The good news was that the church has resources to support the changes we were imagining. If anyone wanted to go home, we had the money to buy a bus ticket. If folks needed something, we would do what we could to provide them with it.
So every Tuesday at 7 a.m., a small group of us met with our homeless neighbors for breakfast and discussion. We talked about what it would take to find permanent housing and kept track of commitments.
Six weeks in, when it was time for everyone to be moved to someplace else, we decided that we would continue the community we had formed beyond the March 1 deadline. At our meeting the first week of March, some miracles occurred:
Dominique came for the first time and told us he had a job if he could get a bike helmet. (Bob, a parishioner, left the meeting, went to his nearby home and arrived back moments later with a bike helmet.)

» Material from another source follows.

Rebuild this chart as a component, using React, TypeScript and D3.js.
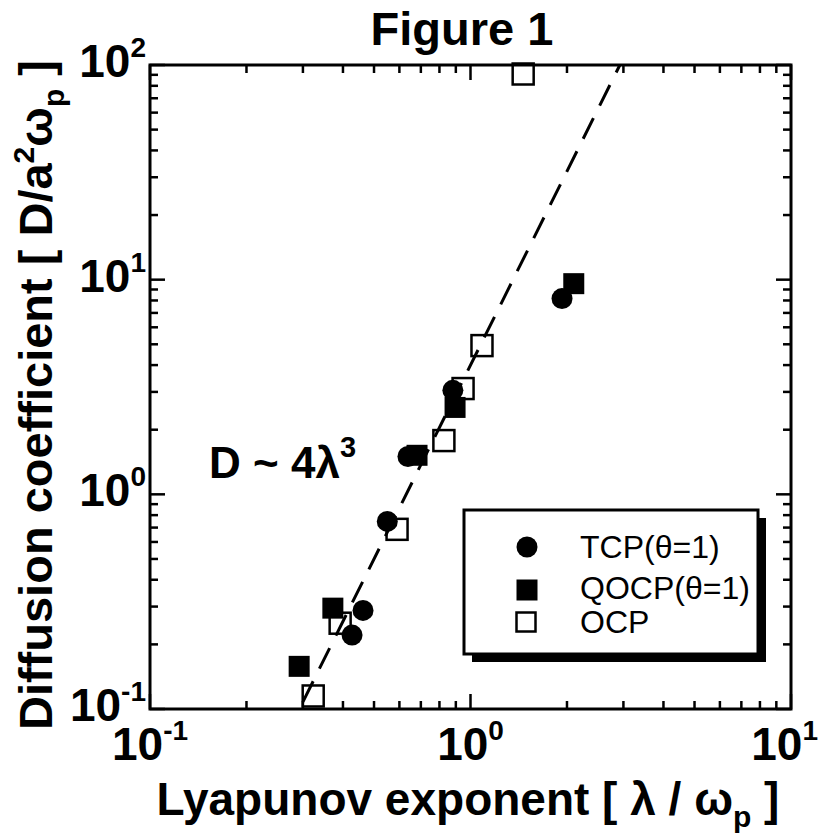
import React from "react";
import * as d3 from "d3";

// TCP(theta=1) filled circles
const tcpX = [0.427, 0.462, 0.55, 0.638, 0.881, 1.93];
const tcpY = [0.221, 0.288, 0.748, 1.5, 3.05, 8.16];
// QOCP(theta=1) filled squares
const qocpX = [0.292, 0.372, 0.681, 0.895, 2.1];
const qocpY = [0.158, 0.295, 1.52, 2.54, 9.58];
// OCP open squares
const ocpX = [0.323, 0.392, 0.59, 0.826, 0.948, 1.086, 1.46];
const ocpY = [0.115, 0.251, 0.687, 1.78, 3.11, 4.93, 90.8];

// fit D ~ 4 lambda^3
const fitCoef = 4;
const fitPow = 3;
const fitStart = 0.3;

const xDecades = [0.1, 1, 10];
const xExps = ["-1", "0", "1"];
const yDecades = [0.1, 1, 10, 100];
const yExps = ["-1", "0", "1", "2"];

const legendNames = ["TCP(\u03b8=1)", "QOCP(\u03b8=1)", "OCP"];

const W = 819;
const H = 838;
const left = 150,
  right = 791,
  top = 65,
  bottom = 709;

const font = "'Liberation Sans', Arial, Helvetica, sans-serif";

export default function App() {
  const x = d3.scaleLog().domain([0.1, 10]).range([left, right]);
  const y = d3.scaleLog().domain([0.1, 100]).range([bottom, top]);

  const isMajor = (v: number) => Math.abs(Math.log10(v) - Math.round(Math.log10(v))) < 1e-6;
  const xt = x.ticks();
  const yt = y.ticks();

  const fitEnd = Math.pow(100 / fitCoef, 1 / fitPow);
  const fitLine = d3
    .line<number>()
    .x((d) => x(d))
    .y((d) => y(fitCoef * Math.pow(d, fitPow)))([fitStart, fitEnd]);

  const sq = 21;
  const r = 10.5;

  // legend box
  const lx = 464,
    ly = 510,
    lw = 294,
    lh = 144,
    sh = 8;

  return (
    <div>
      <style>{`body{margin:0}`}</style>
      <svg width={W} height={H} style={{ display: "block", background: "#fff" }} fontFamily={font}>
        <text x={462} y={45} textAnchor="middle" fontSize={47} fontWeight="bold">
          Figure 1
        </text>

        {/* ticks */}
        <g stroke="#000" strokeWidth={2.5}>
          {xt.map((v, i) => {
            const len = isMajor(v) ? 15 : 8;
            return (
              <g key={"x" + i}>
                <line x1={x(v)} x2={x(v)} y1={bottom} y2={bottom - len} />
                <line x1={x(v)} x2={x(v)} y1={top} y2={top + len} />
              </g>
            );
          })}
          {yt.map((v, i) => {
            const len = isMajor(v) ? 15 : 8;
            return (
              <g key={"y" + i}>
                <line x1={left} x2={left + len} y1={y(v)} y2={y(v)} />
                <line x1={right} x2={right - len} y1={y(v)} y2={y(v)} />
              </g>
            );
          })}
        </g>
        <rect x={left} y={top} width={right - left} height={bottom - top} fill="none" stroke="#000" strokeWidth={3} />

        {/* tick labels */}
        {xDecades.map((v, i) => {
          const last = i === xDecades.length - 1;
          return (
            <text
              key={"xl" + i}
              x={last ? W - 1 : x(v)}
              y={bottom + 51}
              textAnchor={last ? "end" : "middle"}
              fontSize={46}
              fontWeight="bold"
            >
              10
              <tspan fontSize={28} dy={-20}>
                {xExps[i]}
              </tspan>
            </text>
          );
        })}
        {yDecades.map((v, i) => (
          <text key={"yl" + i} x={146} y={y(v) + 12} textAnchor="end" fontSize={46} fontWeight="bold">
            10
            <tspan fontSize={28} dy={-20}>
              {yExps[i]}
            </tspan>
          </text>
        ))}

        {/* axis titles */}
        <text x={468} y={815} textAnchor="middle" fontSize={46} fontWeight="bold">
          Lyapunov exponent [ {"\u03bb"} / {"\u03c9"}
          <tspan fontSize={30} dy={12}>p</tspan>
          <tspan dy={-12}> ]</tspan>
        </text>
        <text
          transform={`translate(52, ${(top + bottom) / 2 + 8}) rotate(-90)`}
          textAnchor="middle"
          fontSize={47}
          fontWeight="bold"
        >
          Diffusion coefficient [ D/a
          <tspan fontSize={30} dy={-18}>2</tspan>
          <tspan dy={18}>{"\u03c9"}</tspan>
          <tspan fontSize={30} dy={12}>p</tspan>
          <tspan dy={-12}> ]</tspan>
        </text>

        {/* fit line */}
        <path d={fitLine || ""} fill="none" stroke="#000" strokeWidth={3} strokeDasharray="23 14" />
        <text x={209} y={478} fontSize={44} fontWeight="bold">
          D ~ 4{"\u03bb"}
          <tspan fontSize={29} dy={-21}>3</tspan>
        </text>

        {/* data */}
        {ocpX.map((v, i) => (
          <rect
            key={"o" + i}
            x={x(v) - sq / 2}
            y={y(ocpY[i]) - sq / 2}
            width={sq}
            height={sq}
            fill="none"
            stroke="#000"
            strokeWidth={2.5}
          />
        ))}
        {qocpX.map((v, i) => (
          <rect key={"q" + i} x={x(v) - sq / 2} y={y(qocpY[i]) - sq / 2} width={sq} height={sq} fill="#000" />
        ))}
        {tcpX.map((v, i) => (
          <circle key={"t" + i} cx={x(v)} cy={y(tcpY[i])} r={r} fill="#000" />
        ))}

        {/* legend */}
        <rect x={lx + sh} y={ly + sh} width={lw} height={lh} fill="#000" />
        <rect x={lx} y={ly} width={lw} height={lh} fill="#fff" stroke="#000" strokeWidth={3} />
        <circle cx={lx + 63} cy={ly + 37} r={r} fill="#000" />
        <rect x={lx + 63 - sq / 2} y={ly + 80 - sq / 2} width={sq} height={sq} fill="#000" />
        <rect x={lx + 63 - sq / 2} y={ly + 113 - sq / 2} width={sq - 2} height={sq - 2} fill="none" stroke="#000" strokeWidth={2.5} />
        {legendNames.map((n, i) => (
          <text key={"ln" + i} x={lx + 116} y={ly + 48 + [0, 41, 75][i]} fontSize={32}>
            {n}
          </text>
        ))}
      </svg>
    </div>
  );
}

Ivy told us she had had an interview for a job at Starbucks.
Stephen said he was going to interview later that morning for a restaurant job.
Several folks needed help with transportation, so after the meeting Kris, a very committed and active parishioner, put more money on their church-provided transit cards.
After six weeks of support, no one is living on the porches anymore. It wasn’t easy, and we did have challenges. We did have to call the police when Eddie refused to leave his place on the porch. Having to call the police was the single sour note in the trajectory to reclaiming the porches and building an amazing community.
I can’t look inside the hearts of folk, but I have to think the folks at Mt. Vernon were thinking about Matthew 25. I have to believe they loved God and neighbor enough that they wanted to seek a Christ-like solution to the problem.
We are all goats. But we don’t have to stay that way. In the light of the cross, we are saved, to care for others and love our God. Thanks be to God. Amen.